False-color images are really useful for a couple of reasons. They allow us to take less data and still have a reasonable sampling of the target in wavelenghts that span our available filters. They allow us to discriminate more readily amonf the reddish rocks of Mars, including the famous blueberries, which are actually grayish-red hematite. And, when combined in less intuitive ways, they can make some really spectacular and colorful and amazing views of another planet.

Friday, June 08, 2007

Silica Valley



You might have seen this Press Release last week describing a little patch of soil that turned out to be a really incredible find. Since Spirit's right front wheel stopped working, the rover drives backwards dragging the stuck wheel around. When there's soft soil or dust, this effectively digs a small trench and churns up subsurface material. Most times, the soil on Mars (that's soil in the planetary sense - no organics like soil on Earth) is pretty uniform and looks the same from place to place to place. Sometimes though, Spirit has turned up light-colored material like Tyrone, Arad, and Paso Robles. Those bright materials have turned out to be sulfate salts - generally Ca-sulfate (gypsum) - which forms on Earth as a precipitate from liquid water. Those deposits show us that liquid water played a role here in the soils somehow, maybe as a shallow lake or ephemeral playa (not too different from New Mexico actually).

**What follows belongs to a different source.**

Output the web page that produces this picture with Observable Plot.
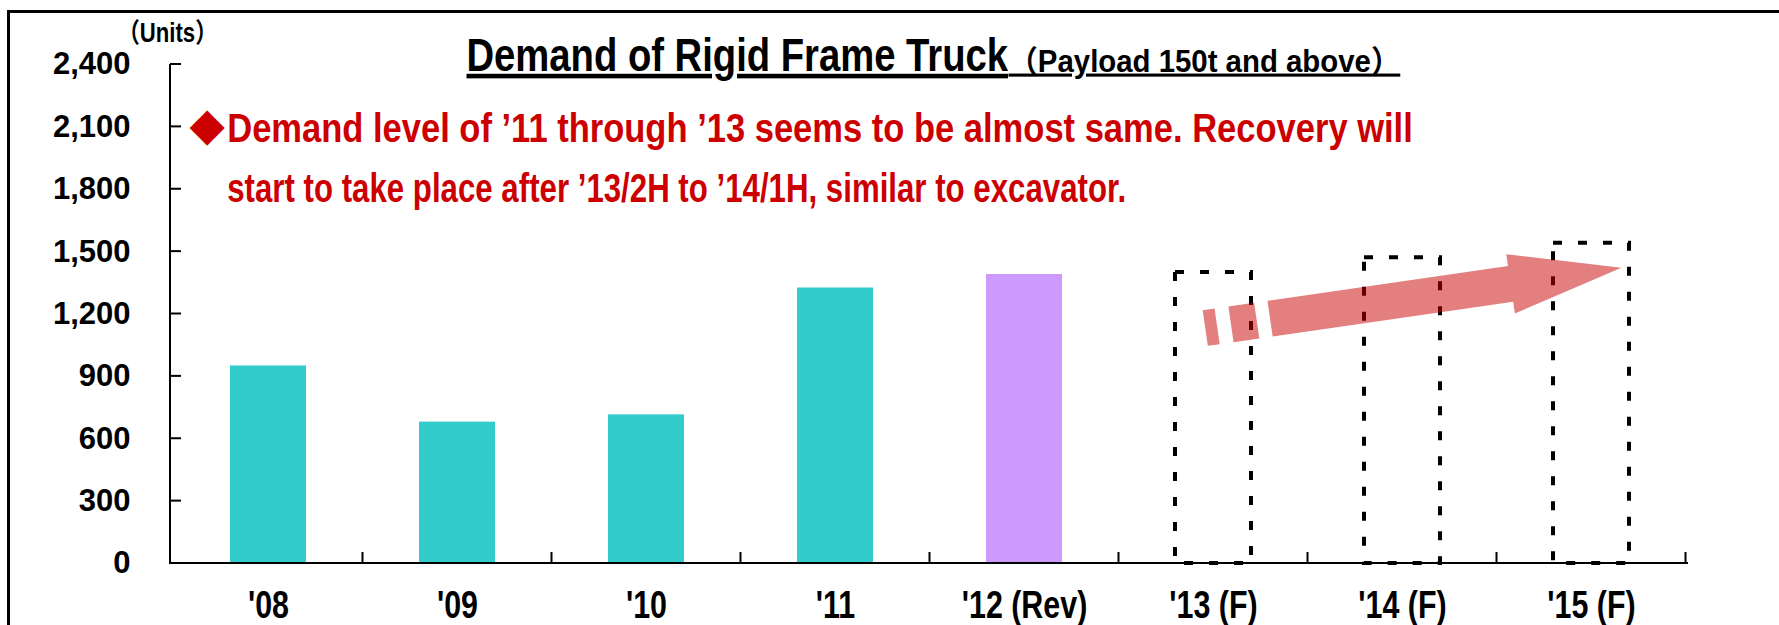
<!DOCTYPE html>
<html>
<head>
<meta charset="utf-8">
<script src="https://cdn.jsdelivr.net/npm/d3@7"></script>
<script src="https://cdn.jsdelivr.net/npm/@observablehq/plot@0.6"></script>
<style>
  html, body { margin: 0; padding: 0; background: #fff; overflow: hidden; }
  #wrap { position: relative; width: 1779px; height: 625px; overflow: hidden; background: #fff; }
  #chart { position: absolute; left: 0; top: 0; }
  #frame { position: absolute; left: 7px; top: 10px; width: 2000px; height: 1000px;
           border: 3px solid #000; box-sizing: border-box; pointer-events: none; }
</style>
</head>
<body>
<div id="wrap"><div id="chart"></div><div id="frame"></div></div>
<script>
// ---------- data ----------
const categories = ["'08", "'09", "'10", "'11", "'12 (Rev)", "'13 (F)", "'14 (F)", "'15 (F)"];
const actualCategories = ["'08", "'09", "'10", "'11", "'12 (Rev)"];
const actualValues = [950, 680, 715, 1325, 1390];
const actualKinds = ["Actual", "Actual", "Actual", "Actual", "Revised"];
const forecastCategories = ["'13 (F)", "'14 (F)", "'15 (F)"];
const forecastValues = [1400, 1470, 1540];
const yTicks = [0, 300, 600, 900, 1200, 1500, 1800, 2100, 2400];
const arrowFrom = {category: "'13 (F)", value: 1130};
const arrowTo = {category: "'15 (F)", value: 1420};
const unitsLabel = "（Units）";
const titleMain = "Demand of Rigid Frame Truck";
const titleSub = "（Payload 150t and above）";
const noteMarker = "◆";
const noteLines = [
  "Demand level of ’11 through ’13 seems to be almost same. Recovery will",
  "start to take place after ’13/2H to ’14/1H, similar to excavator."
];

// ---------- styling / layout ----------
const FONT = "'Liberation Sans', Arial, 'Noto Sans CJK JP', sans-serif";
const RED = "#CC0000";
const kindColor = {Actual: "#33CCCC", Revised: "#CC99FF"};
const W = 1779, H = 625;
const M = {left: 170, right: 91, top: 64, bottom: 62};
const ARROW = {startOffset: -0.041, endOffset: 0.161, halfWidth: 18, headHalfWidth: 30,
               headLength: 112, pieces: [[0, 12], [26, 52]], bodyStart: 65.5,
               fill: "#C80000", opacity: 0.5};

const actual = actualCategories.map((c, i) => ({category: c, value: actualValues[i], kind: actualKinds[i]}));
const forecast = forecastCategories.map((c, i) => ({category: c, value: forecastValues[i]}));

// axis lines and inward ticks
function axisLines(index, scales, values, dims) {
  const {x, y} = scales;
  const step = x.step(), bw = x.bandwidth();
  const x0 = dims.marginLeft, y0 = y(0);
  const g = d3.create("svg:g").attr("aria-label", "axis lines")
    .attr("stroke", "#000").attr("stroke-width", 2).attr("fill", "none");
  g.append("line").attr("x1", x0).attr("x2", x0).attr("y1", y(yTicks[yTicks.length - 1])).attr("y2", y0 + 1);
  for (const t of yTicks) g.append("line").attr("x1", x0).attr("x2", x0 + 11).attr("y1", y(t)).attr("y2", y(t));
  g.append("line").attr("x1", x0).attr("x2", dims.width - dims.marginRight).attr("y1", y0).attr("y2", y0);
  for (const c of categories) {
    const b = x(c) + bw / 2 + step / 2;
    g.append("line").attr("x1", b).attr("x2", b).attr("y1", y0).attr("y2", y0 - 11);
  }
  return g.node();
}

// block arrow anchored in data space
function trendArrow(index, scales) {
  const {x, y} = scales;
  const step = x.step(), bw = x.bandwidth();
  const sx = x(arrowFrom.category) + bw / 2 + ARROW.startOffset * step, sy = y(arrowFrom.value);
  const tx = x(arrowTo.category) + bw / 2 + ARROW.endOffset * step, ty = y(arrowTo.value);
  const L = Math.hypot(tx - sx, ty - sy), ux = (tx - sx) / L, uy = (ty - sy) / L, nx = -uy, ny = ux;
  const P = (t, s) => [sx + t * ux + s * nx, sy + t * uy + s * ny];
  const h = ARROW.halfWidth, hh = ARROW.headHalfWidth, hb = L - ARROW.headLength;
  const polys = ARROW.pieces.map(([a, b]) => [P(a, -h), P(b, -h), P(b, h), P(a, h)]);
  polys.push([P(ARROW.bodyStart, -h), P(hb, -h), P(hb, -hh), P(L, 0), P(hb, hh), P(hb, h), P(ARROW.bodyStart, h)]);
  const g = d3.create("svg:g").attr("aria-label", "trend arrow")
    .attr("fill", ARROW.fill).attr("fill-opacity", ARROW.opacity);
  g.selectAll("path").data(polys).join("path")
    .attr("d", p => "M" + p.map(q => q[0].toFixed(2) + "," + q[1].toFixed(2)).join("L") + "Z");
  return g.node();
}

const txt = (text, px, py, opts) => Plot.text([text], {
  text: d => d, frameAnchor: "top-left", dx: px - M.left, dy: py - M.top, ...opts
});

const chart = Plot.plot({
  width: W, height: H,
  marginLeft: M.left, marginRight: M.right, marginTop: M.top, marginBottom: M.bottom,
  style: {fontFamily: FONT, background: "transparent", color: "#000"},
  x: {domain: categories, paddingInner: 0.6, paddingOuter: 0.3, align: 0.5},
  y: {domain: [0, 2400]},
  color: {type: "identity"},
  marks: [
    Plot.barY(actual, {x: "category", y: "value", fill: d => kindColor[d.kind]}),
    Plot.barY(forecast, {x: "category", y: "value", fill: "none", stroke: "#000",
                         strokeWidth: 4, strokeDasharray: "9,16"}),
    axisLines,
    trendArrow,
    Plot.axisY(yTicks, {tickSize: 0, tickPadding: 40, tickFormat: d3.format(","),
                        fontSize: 31, fontWeight: "bold", label: null}),
    Plot.axisX({tickSize: 0, tickPadding: 28, fontSize: 38, fontWeight: "bold", label: null}),
    txt(unitsLabel, 167, 33, {textAnchor: "middle", lineAnchor: "middle", fontSize: 27, fontWeight: "bold", ariaLabel: "units"}),
    txt(titleMain, 466, 70, {textAnchor: "start", lineAnchor: "bottom", fontSize: 46, fontWeight: "bold", ariaLabel: "title"}),
    txt(titleSub, 1008, 71, {textAnchor: "start", lineAnchor: "bottom", fontSize: 31, fontWeight: "bold", ariaLabel: "subtitle"}),
    txt(noteMarker, 206.7, 124.5, {textAnchor: "middle", lineAnchor: "middle", fontSize: 46, fill: RED,
                                  fontFamily: "'DejaVu Sans', sans-serif", ariaLabel: "note marker"}),
    txt(noteLines[0], 226.7, 141.7, {textAnchor: "start", lineAnchor: "bottom", fontSize: 41, fontWeight: "bold", fill: RED, ariaLabel: "note line 1"}),
    txt(noteLines[1], 226.7, 201, {textAnchor: "start", lineAnchor: "bottom", fontSize: 41, fontWeight: "bold", fill: RED, ariaLabel: "note line 2"})
  ]
});

document.getElementById("chart").appendChild(chart);

// condense texts horizontally to mimic the reference's narrow typeface
const texts = Array.from(chart.querySelectorAll("text"));
const byContent = s => texts.filter(t => t.textContent === s);
function condense(t, f) {
  const b = t.getBBox();
  const anchor = getComputedStyle(t).textAnchor;
  const ax = anchor === "middle" ? b.x + b.width / 2 : anchor === "end" ? b.x + b.width : b.x;
  const prev = t.getAttribute("transform") || "";
  t.setAttribute("transform", `${prev} translate(${ax},0) scale(${f},1) translate(${-ax},0)`.trim());
}
const FIT = [[titleMain, 542], [titleSub, 392], [noteLines[0], 1186], [noteLines[1], 899]];
for (const [s, w] of FIT) byContent(s).forEach(t => condense(t, w / t.getBBox().width));
categories.forEach(c => byContent(c).forEach(t => condense(t, 0.8)));
byContent(unitsLabel).forEach(t => condense(t, 0.82));
[titleMain, titleSub].forEach(s => byContent(s).forEach(t => {
  t.setAttribute("text-decoration", "underline");
  t.style.textDecoration = "underline";
}));
</script>
</body>
</html>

As we headed to Home Plate, Spirit's wheel churned up another bright patch. By this point, most of the team wasn't freaking out about every white patch and it was actually the APXS team leader who pointed it out and asked for a picture. When we looked at it in Pancam color and with the Mini-TES, it was immediately clear it was something new. The Mini-TES is a remote-sensing instrument that collects light in the near-infrared spectrum, beyond where our eyes can see. The TES stands for Thermal Emission Spectrometer. You've probably seen infrared cameras on TV, and we just had someone come up and image our home in infrared to detect water leaks, and the TES works in a siliar way - it passively collects thermal emission from the objects around it. The shape of the thermal emission spectrum reflects the mineralogy of the rock, so we use Mini-TES to remotely sense the mineral makeup of nearby rocks. When Mini-TES looked at the white patch, it showed something totally new - the presence of free SiO2.

SiO2 is silica or silicon dioxide, better known on Earth as quartz, sand, opal, chert, amethyst, jasper, or agate, just to name a few. If you're a rockhound, you know that quartz minerals form where there's lots of water, like fluids flowing through a vein or vapors depositing on springs. We took better Mini-TES spectra to distinguish what form the SiO2 was in and it looks most like opal, which means the SiO2 is not like quartz crystals but rather kind of amorphous, more like deposits found at hot springs. So that's not to say there was a hot spring here, but since we're right next to Home Plate - a structure we think was caused by hot lava interacting with groundwater - we really think they might be linked!

OK, that's cool you think, but why the heck do we need to put a press release every time there's something that might be water-related? Well, first it *is* kind of cool. No other mission has ever found anything like SiO2, even though it's been speculated to exist for decades. Second, remember that this continues to be a publicly-funded mission and continues to fullfill its objectives. Every public program needs to report its progress - you can be cynical in saying it's to continue to get funding, and while obviously I adore working on this mission, I would find funding somewhere else, so I'll take the non-cynical view that we have an enthusiasm as well as an obligation in reporting to the public all the good things we're doing, as do all missions.